WHAT IS ASKED: Tally up the lines below that include the word "image". Answer with the number alone.

[Source code of charts]
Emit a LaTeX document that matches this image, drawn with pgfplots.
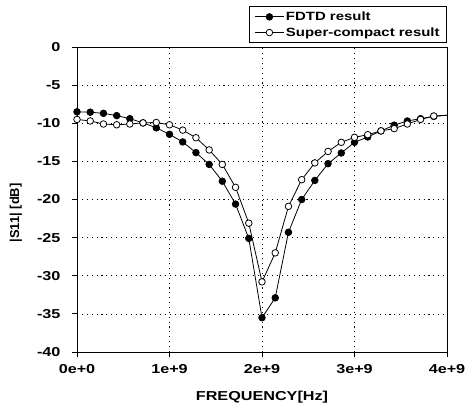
\documentclass[border=0pt]{standalone}
\usepackage{fontspec}
\setmainfont{Liberation Sans}[FakeStretch=1.25]
\newfontfamily\ylabfont{Liberation Sans}
\usepackage{pgfplots}
\pgfplotsset{compat=1.18}
\usepackage{pgfplotstable}

\pgfplotstableread{
f s11
0.000 -8.5
0.143 -8.55
0.286 -8.7
0.429 -9.0
0.571 -9.4
0.714 -9.95
0.857 -10.6
1.000 -11.45
1.143 -12.45
1.286 -13.85
1.429 -15.4
1.571 -17.6
1.714 -20.6
1.857 -25.1
2.000 -35.5
2.143 -32.9
2.286 -24.3
2.429 -20.0
2.571 -17.5
2.714 -15.3
2.857 -13.9
3.000 -12.5
3.143 -11.8
3.286 -11.0
3.429 -10.25
3.571 -9.7
3.714 -9.4
3.857 -9.1
4.000 -8.95
}\fdtd

\pgfplotstableread{
f s11
0.000 -9.5
0.143 -9.7
0.286 -10.1
0.429 -10.2
0.571 -10.1
0.714 -9.95
0.857 -9.9
1.000 -10.2
1.143 -10.9
1.286 -11.9
1.429 -13.5
1.571 -15.4
1.714 -18.4
1.857 -23.1
2.000 -30.8
2.143 -27.0
2.286 -20.9
2.429 -17.4
2.571 -15.2
2.714 -13.7
2.857 -12.5
3.000 -11.85
3.143 -11.5
3.286 -11.0
3.429 -10.7
3.571 -10.1
3.714 -9.5
3.857 -9.05
4.000 -8.95
}\compact

\begin{document}
\begin{tikzpicture}
\begin{axis}[
  name=ax,
  width=370bp, height=305bp, scale only axis,
  xmin=0, xmax=4, ymin=-40, ymax=0,
  xtick={0,1,2,3,4},
  xticklabels={0e+0,1e+9,2e+9,3e+9,4e+9},
  ytick={-40,-35,-30,-25,-20,-15,-10,-5,0},
  yticklabels={-40,-35,-30,-25,-20,-15,-10,-5,0},
  /pgf/number format/assume math mode=true,
  grid=major,
  grid style={black, line width=0.7pt, dash pattern=on 1.1pt off 3.8pt},
  axis line style={black, line width=0.9pt},
  tick align=outside, tick pos=left,
  major tick length=5bp,
  tick style={black, line width=0.8pt},
  xticklabel style={font=\fontsize{13}{15}\selectfont\bfseries, yshift=-4bp},
  yticklabel style={font=\fontsize{13}{15}\selectfont\bfseries, xshift=-8bp},
  xlabel={FREQUENCY[Hz]},
  ylabel={|S11| [dB]},
  xlabel style={font=\fontsize{13}{15}\selectfont\bfseries, at={(axis description cs:0.5,0)}, anchor=center, yshift=-45bp},
  ylabel style={font=\ylabfont\fontsize{13}{15}\selectfont\bfseries, at={(axis description cs:-0.165,0.456)}, anchor=center},
  legend style={at={(rel axis cs:1,1)}, anchor=south east, yshift=4bp,
    draw=black, line width=0.8pt, font=\fontsize{12}{14}\selectfont\bfseries,
    inner xsep=5bp, inner ysep=3bp, row sep=1.5bp},
  legend cell align=left,
  legend image code/.code={
    \draw[mark indices={2}] plot coordinates {(0cm,0cm) (0.5cm,0cm) (1.0cm,0cm)};
  },
]
\addplot[black, line width=0.8pt, mark=*, mark size=3.3bp, mark indices={1,...,28},
  mark options={solid, fill=black}] table[x=f, y=s11] {\fdtd};
\addlegendentry{FDTD result}
\addplot[black, line width=0.8pt, mark=*, mark size=3.3bp, mark indices={1,...,28},
  mark options={solid, fill=white}] table[x=f, y=s11] {\compact};
\addlegendentry{Super-compact result}
\end{axis}
\pgfresetboundingbox
\path[use as bounding box] ([xshift=-77bp,yshift=-58bp]ax.south west) rectangle ([xshift=19bp,yshift=47bp]ax.north east);
\end{tikzpicture}
\end{document}
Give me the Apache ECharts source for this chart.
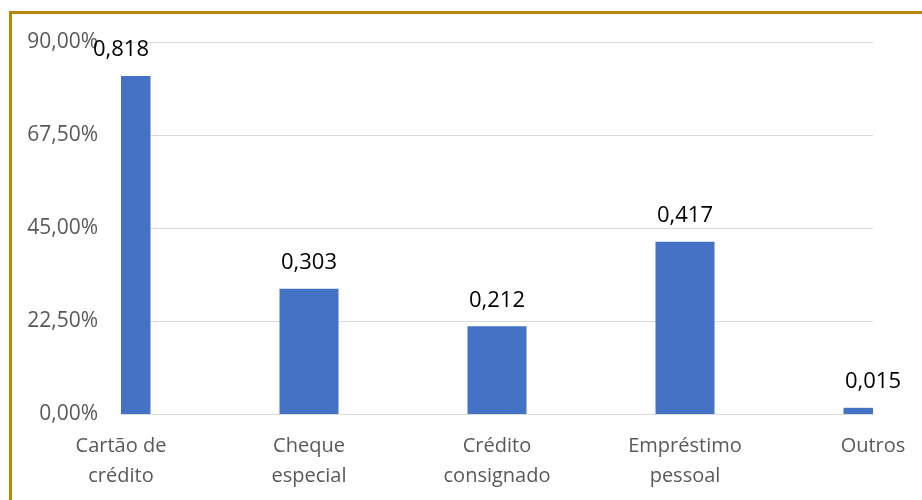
<!DOCTYPE html>
<html>
<head>
<meta charset="utf-8">
<script src="https://cdn.jsdelivr.net/npm/echarts@6/dist/echarts.min.js"></script>
<style>
  html, body { margin: 0; padding: 0; background: #fff; }
  #chart { width: 922px; height: 500px; }
</style>
</head>
<body>
<div id="chart"></div>
<script>
// Modalidades de crédito e participação de cada uma
const categories = ['Cartão de\ncrédito', 'Cheque\nespecial', 'Crédito\nconsignado', 'Empréstimo\npessoal', 'Outros'];
const shares = [0.818, 0.303, 0.212, 0.417, 0.015];
const yTicks = { min: 0, max: 0.9, interval: 0.225 };

const FONT = "'Open Sans', 'Noto Sans', sans-serif";
const BAR_WIDTH = 59;
const fmtPct = v => (v * 100).toFixed(2).replace('.', ',') + '%';
const fmtVal = v => v.toFixed(3).replace('.', ',');

// Bars sit on the category ticks (no boundary gap) and are cut at the plot edges;
// the value label stays centred on the tick.
function renderBar(params, api) {
  const cat = api.value(0);
  const val = api.value(1);
  const top = api.coord([cat, val]);
  const base = api.coord([cat, 0]);
  const cs = params.coordSys;
  const full = { x: top[0] - BAR_WIDTH / 2, y: top[1], width: BAR_WIDTH, height: base[1] - top[1] };
  const shown = echarts.graphic.clipRectByRect(full, { x: cs.x, y: cs.y, width: cs.width, height: cs.height });
  const children = [];
  if (shown) {
    children.push({ type: 'rect', shape: shown, style: { fill: '#4472C4' } });
  }
  children.push({
    type: 'text',
    x: top[0],
    y: top[1] - 15,
    style: {
      text: fmtVal(val),
      fill: '#000000',
      font: "22px " + FONT,
      align: 'center',
      verticalAlign: 'bottom'
    }
  });
  return { type: 'group', children: children };
}

const chart = echarts.init(document.getElementById('chart'), null, { renderer: 'canvas' });
chart.setOption({
  backgroundColor: '#ffffff',
  animation: false,
  textStyle: { fontFamily: FONT },
  graphic: [{
    type: 'rect',
    shape: { x: 10.5, y: 12.5, width: 930, height: 520 },
    style: { fill: 'none', stroke: '#B8860B', lineWidth: 3 },
    silent: true,
    z: 100
  }],
  grid: { left: 121, right: 49, top: 42, bottom: 86, containLabel: false },
  xAxis: {
    type: 'category',
    data: categories,
    boundaryGap: false,
    axisLine: { show: true, lineStyle: { color: '#d9d9d9', width: 1 } },
    axisTick: { show: false },
    axisLabel: {
      interval: 0,
      color: '#595959',
      fontSize: 20,
      fontFamily: FONT,
      lineHeight: 30,
      margin: 17
    },
    splitLine: { show: false }
  },
  yAxis: {
    type: 'value',
    min: yTicks.min,
    max: yTicks.max,
    interval: yTicks.interval,
    axisLine: { show: false },
    axisTick: { show: false },
    axisLabel: {
      color: '#595959',
      fontSize: 21,
      fontFamily: FONT,
      margin: 23,
      formatter: fmtPct
    },
    splitLine: { lineStyle: { color: '#d9d9d9', width: 1 } }
  },
  series: [{
    type: 'custom',
    renderItem: renderBar,
    encode: { x: 0, y: 1 },
    data: shares.map((v, i) => [i, v]),
    clip: false,
    z: 3
  }]
});
</script>
</body>
</html>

SOLUTION FOR THIS EXERCISE: 2